— START OF Source material —
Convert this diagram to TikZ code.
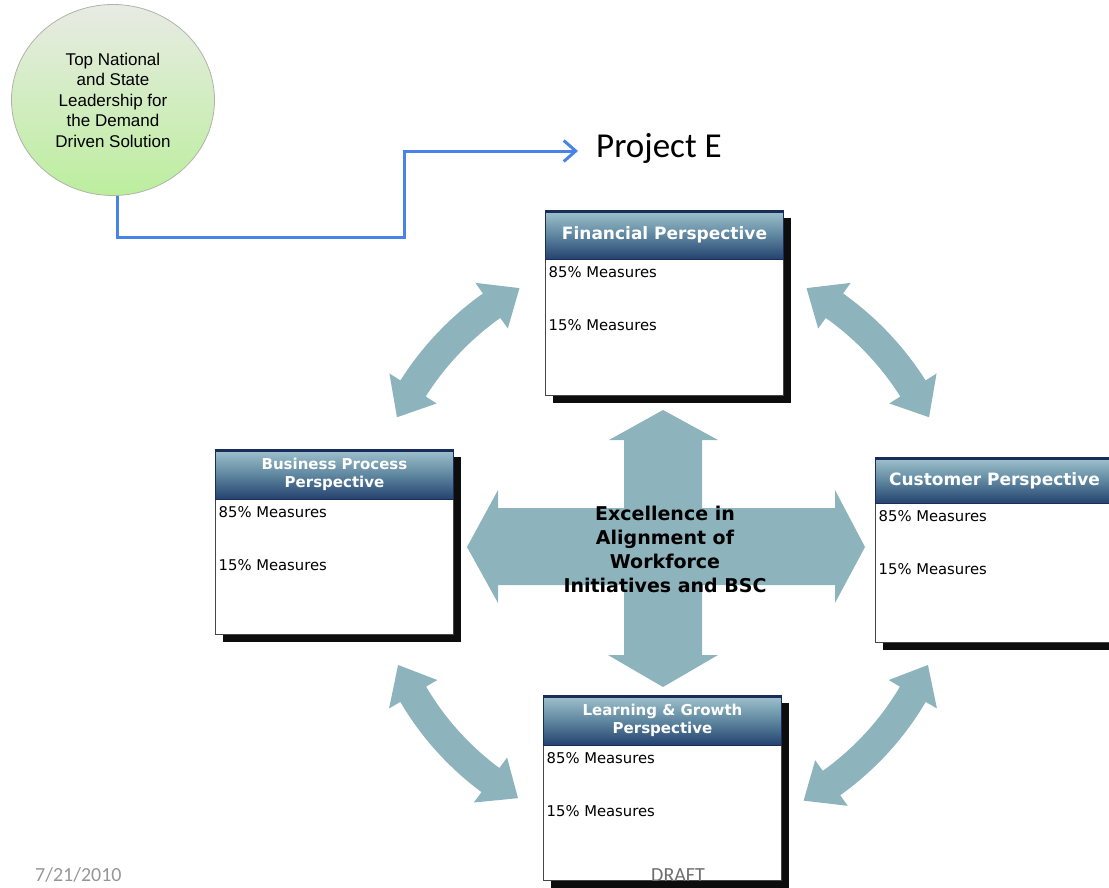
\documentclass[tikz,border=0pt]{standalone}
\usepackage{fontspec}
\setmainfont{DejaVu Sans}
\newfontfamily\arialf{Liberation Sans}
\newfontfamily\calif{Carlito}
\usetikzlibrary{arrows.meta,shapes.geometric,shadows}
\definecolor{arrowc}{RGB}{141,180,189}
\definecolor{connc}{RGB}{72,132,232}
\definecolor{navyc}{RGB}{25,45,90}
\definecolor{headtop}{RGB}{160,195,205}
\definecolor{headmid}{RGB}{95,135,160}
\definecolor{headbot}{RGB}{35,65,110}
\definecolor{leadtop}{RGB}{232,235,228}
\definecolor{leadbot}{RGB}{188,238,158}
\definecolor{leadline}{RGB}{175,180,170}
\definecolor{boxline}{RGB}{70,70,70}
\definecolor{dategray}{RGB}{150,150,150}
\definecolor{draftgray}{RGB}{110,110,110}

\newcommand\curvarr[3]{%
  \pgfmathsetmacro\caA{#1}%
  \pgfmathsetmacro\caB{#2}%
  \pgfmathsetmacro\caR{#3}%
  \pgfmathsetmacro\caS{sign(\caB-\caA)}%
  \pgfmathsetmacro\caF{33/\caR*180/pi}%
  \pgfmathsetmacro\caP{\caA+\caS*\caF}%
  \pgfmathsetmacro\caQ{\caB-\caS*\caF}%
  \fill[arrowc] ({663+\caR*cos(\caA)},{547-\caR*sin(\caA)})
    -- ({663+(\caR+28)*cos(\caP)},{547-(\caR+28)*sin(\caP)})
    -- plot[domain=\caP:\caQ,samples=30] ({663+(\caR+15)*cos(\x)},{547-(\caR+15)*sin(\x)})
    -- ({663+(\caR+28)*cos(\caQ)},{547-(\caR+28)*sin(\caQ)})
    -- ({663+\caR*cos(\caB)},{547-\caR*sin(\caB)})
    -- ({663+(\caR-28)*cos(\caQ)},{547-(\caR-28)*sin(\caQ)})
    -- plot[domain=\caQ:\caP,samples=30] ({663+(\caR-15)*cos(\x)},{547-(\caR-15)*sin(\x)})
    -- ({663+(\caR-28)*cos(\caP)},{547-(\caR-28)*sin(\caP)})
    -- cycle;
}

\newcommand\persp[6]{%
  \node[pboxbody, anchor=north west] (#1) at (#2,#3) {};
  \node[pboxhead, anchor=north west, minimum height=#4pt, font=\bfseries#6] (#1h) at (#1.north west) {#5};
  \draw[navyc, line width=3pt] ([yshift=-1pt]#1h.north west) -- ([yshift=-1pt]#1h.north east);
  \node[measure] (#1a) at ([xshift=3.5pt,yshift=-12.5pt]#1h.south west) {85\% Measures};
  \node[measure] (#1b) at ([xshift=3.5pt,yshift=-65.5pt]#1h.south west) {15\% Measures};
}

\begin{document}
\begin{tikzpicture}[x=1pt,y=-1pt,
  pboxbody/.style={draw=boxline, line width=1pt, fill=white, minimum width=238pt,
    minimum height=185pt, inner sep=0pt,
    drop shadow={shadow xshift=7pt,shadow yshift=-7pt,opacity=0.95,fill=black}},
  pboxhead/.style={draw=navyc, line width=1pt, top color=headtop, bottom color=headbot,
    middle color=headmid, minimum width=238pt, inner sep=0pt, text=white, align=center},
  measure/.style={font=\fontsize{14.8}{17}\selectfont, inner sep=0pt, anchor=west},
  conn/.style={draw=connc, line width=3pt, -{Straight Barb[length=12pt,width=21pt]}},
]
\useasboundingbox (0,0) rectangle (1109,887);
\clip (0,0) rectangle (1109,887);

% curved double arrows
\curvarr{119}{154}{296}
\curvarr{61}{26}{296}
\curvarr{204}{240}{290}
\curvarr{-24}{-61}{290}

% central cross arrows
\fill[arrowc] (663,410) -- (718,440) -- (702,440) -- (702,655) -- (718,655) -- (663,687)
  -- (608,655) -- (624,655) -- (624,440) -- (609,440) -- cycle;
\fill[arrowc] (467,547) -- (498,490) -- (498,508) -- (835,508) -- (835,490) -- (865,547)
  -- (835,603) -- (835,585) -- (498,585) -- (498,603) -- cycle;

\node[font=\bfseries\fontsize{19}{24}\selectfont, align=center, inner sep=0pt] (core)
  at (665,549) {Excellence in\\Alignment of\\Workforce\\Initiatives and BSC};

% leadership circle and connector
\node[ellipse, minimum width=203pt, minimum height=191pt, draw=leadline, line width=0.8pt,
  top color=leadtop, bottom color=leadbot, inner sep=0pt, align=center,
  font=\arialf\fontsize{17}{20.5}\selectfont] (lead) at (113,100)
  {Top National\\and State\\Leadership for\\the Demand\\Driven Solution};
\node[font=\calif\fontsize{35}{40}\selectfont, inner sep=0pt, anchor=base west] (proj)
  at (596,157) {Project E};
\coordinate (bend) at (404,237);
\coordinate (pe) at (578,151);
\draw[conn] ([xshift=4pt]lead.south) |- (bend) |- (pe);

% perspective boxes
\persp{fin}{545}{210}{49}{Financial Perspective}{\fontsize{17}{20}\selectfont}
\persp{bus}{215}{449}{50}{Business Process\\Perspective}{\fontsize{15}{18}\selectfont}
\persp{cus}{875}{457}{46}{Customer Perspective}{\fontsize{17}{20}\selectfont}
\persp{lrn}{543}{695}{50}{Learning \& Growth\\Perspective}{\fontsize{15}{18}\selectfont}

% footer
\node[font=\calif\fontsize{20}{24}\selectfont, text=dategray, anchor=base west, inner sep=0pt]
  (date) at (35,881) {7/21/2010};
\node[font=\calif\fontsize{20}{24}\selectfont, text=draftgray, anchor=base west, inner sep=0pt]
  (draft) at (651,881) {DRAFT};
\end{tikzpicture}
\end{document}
— END OF Source material —
What is needed = Reproduce all of the data exactly, omitting each picture it holds.

Task output =
Convert this diagram to TikZ code.
\documentclass[tikz,border=0pt]{standalone}
\usepackage{fontspec}
\setmainfont{DejaVu Sans}
\newfontfamily\arialf{Liberation Sans}
\newfontfamily\calif{Carlito}
\usetikzlibrary{arrows.meta,shapes.geometric,shadows}
\definecolor{arrowc}{RGB}{141,180,189}
\definecolor{connc}{RGB}{72,132,232}
\definecolor{navyc}{RGB}{25,45,90}
\definecolor{headtop}{RGB}{160,195,205}
\definecolor{headmid}{RGB}{95,135,160}
\definecolor{headbot}{RGB}{35,65,110}
\definecolor{leadtop}{RGB}{232,235,228}
\definecolor{leadbot}{RGB}{188,238,158}
\definecolor{leadline}{RGB}{175,180,170}
\definecolor{boxline}{RGB}{70,70,70}
\definecolor{dategray}{RGB}{150,150,150}
\definecolor{draftgray}{RGB}{110,110,110}

\newcommand\curvarr[3]{%
  \pgfmathsetmacro\caA{#1}%
  \pgfmathsetmacro\caB{#2}%
  \pgfmathsetmacro\caR{#3}%
  \pgfmathsetmacro\caS{sign(\caB-\caA)}%
  \pgfmathsetmacro\caF{33/\caR*180/pi}%
  \pgfmathsetmacro\caP{\caA+\caS*\caF}%
  \pgfmathsetmacro\caQ{\caB-\caS*\caF}%
  \fill[arrowc] ({663+\caR*cos(\caA)},{547-\caR*sin(\caA)})
    -- ({663+(\caR+28)*cos(\caP)},{547-(\caR+28)*sin(\caP)})
    -- plot[domain=\caP:\caQ,samples=30] ({663+(\caR+15)*cos(\x)},{547-(\caR+15)*sin(\x)})
    -- ({663+(\caR+28)*cos(\caQ)},{547-(\caR+28)*sin(\caQ)})
    -- ({663+\caR*cos(\caB)},{547-\caR*sin(\caB)})
    -- ({663+(\caR-28)*cos(\caQ)},{547-(\caR-28)*sin(\caQ)})
    -- plot[domain=\caQ:\caP,samples=30] ({663+(\caR-15)*cos(\x)},{547-(\caR-15)*sin(\x)})
    -- ({663+(\caR-28)*cos(\caP)},{547-(\caR-28)*sin(\caP)})
    -- cycle;
}

\newcommand\persp[6]{%
  \node[pboxbody, anchor=north west] (#1) at (#2,#3) {};
  \node[pboxhead, anchor=north west, minimum height=#4pt, font=\bfseries#6] (#1h) at (#1.north west) {#5};
  \draw[navyc, line width=3pt] ([yshift=-1pt]#1h.north west) -- ([yshift=-1pt]#1h.north east);
  \node[measure] (#1a) at ([xshift=3.5pt,yshift=-12.5pt]#1h.south west) {85\% Measures};
  \node[measure] (#1b) at ([xshift=3.5pt,yshift=-65.5pt]#1h.south west) {15\% Measures};
}

\begin{document}
\begin{tikzpicture}[x=1pt,y=-1pt,
  pboxbody/.style={draw=boxline, line width=1pt, fill=white, minimum width=238pt,
    minimum height=185pt, inner sep=0pt,
    drop shadow={shadow xshift=7pt,shadow yshift=-7pt,opacity=0.95,fill=black}},
  pboxhead/.style={draw=navyc, line width=1pt, top color=headtop, bottom color=headbot,
    middle color=headmid, minimum width=238pt, inner sep=0pt, text=white, align=center},
  measure/.style={font=\fontsize{14.8}{17}\selectfont, inner sep=0pt, anchor=west},
  conn/.style={draw=connc, line width=3pt, -{Straight Barb[length=12pt,width=21pt]}},
]
\useasboundingbox (0,0) rectangle (1109,887);
\clip (0,0) rectangle (1109,887);

% curved double arrows
\curvarr{119}{154}{296}
\curvarr{61}{26}{296}
\curvarr{204}{240}{290}
\curvarr{-24}{-61}{290}

% central cross arrows
\fill[arrowc] (663,410) -- (718,440) -- (702,440) -- (702,655) -- (718,655) -- (663,687)
  -- (608,655) -- (624,655) -- (624,440) -- (609,440) -- cycle;
\fill[arrowc] (467,547) -- (498,490) -- (498,508) -- (835,508) -- (835,490) -- (865,547)
  -- (835,603) -- (835,585) -- (498,585) -- (498,603) -- cycle;

\node[font=\bfseries\fontsize{19}{24}\selectfont, align=center, inner sep=0pt] (core)
  at (665,549) {Excellence in\\Alignment of\\Workforce\\Initiatives and BSC};

% leadership circle and connector
\node[ellipse, minimum width=203pt, minimum height=191pt, draw=leadline, line width=0.8pt,
  top color=leadtop, bottom color=leadbot, inner sep=0pt, align=center,
  font=\arialf\fontsize{17}{20.5}\selectfont] (lead) at (113,100)
  {Top National\\and State\\Leadership for\\the Demand\\Driven Solution};
\node[font=\calif\fontsize{35}{40}\selectfont, inner sep=0pt, anchor=base west] (proj)
  at (596,157) {Project E};
\coordinate (bend) at (404,237);
\coordinate (pe) at (578,151);
\draw[conn] ([xshift=4pt]lead.south) |- (bend) |- (pe);

% perspective boxes
\persp{fin}{545}{210}{49}{Financial Perspective}{\fontsize{17}{20}\selectfont}
\persp{bus}{215}{449}{50}{Business Process\\Perspective}{\fontsize{15}{18}\selectfont}
\persp{cus}{875}{457}{46}{Customer Perspective}{\fontsize{17}{20}\selectfont}
\persp{lrn}{543}{695}{50}{Learning \& Growth\\Perspective}{\fontsize{15}{18}\selectfont}

% footer
\node[font=\calif\fontsize{20}{24}\selectfont, text=dategray, anchor=base west, inner sep=0pt]
  (date) at (35,881) {7/21/2010};
\node[font=\calif\fontsize{20}{24}\selectfont, text=draftgray, anchor=base west, inner sep=0pt]
  (draft) at (651,881) {DRAFT};
\end{tikzpicture}
\end{document}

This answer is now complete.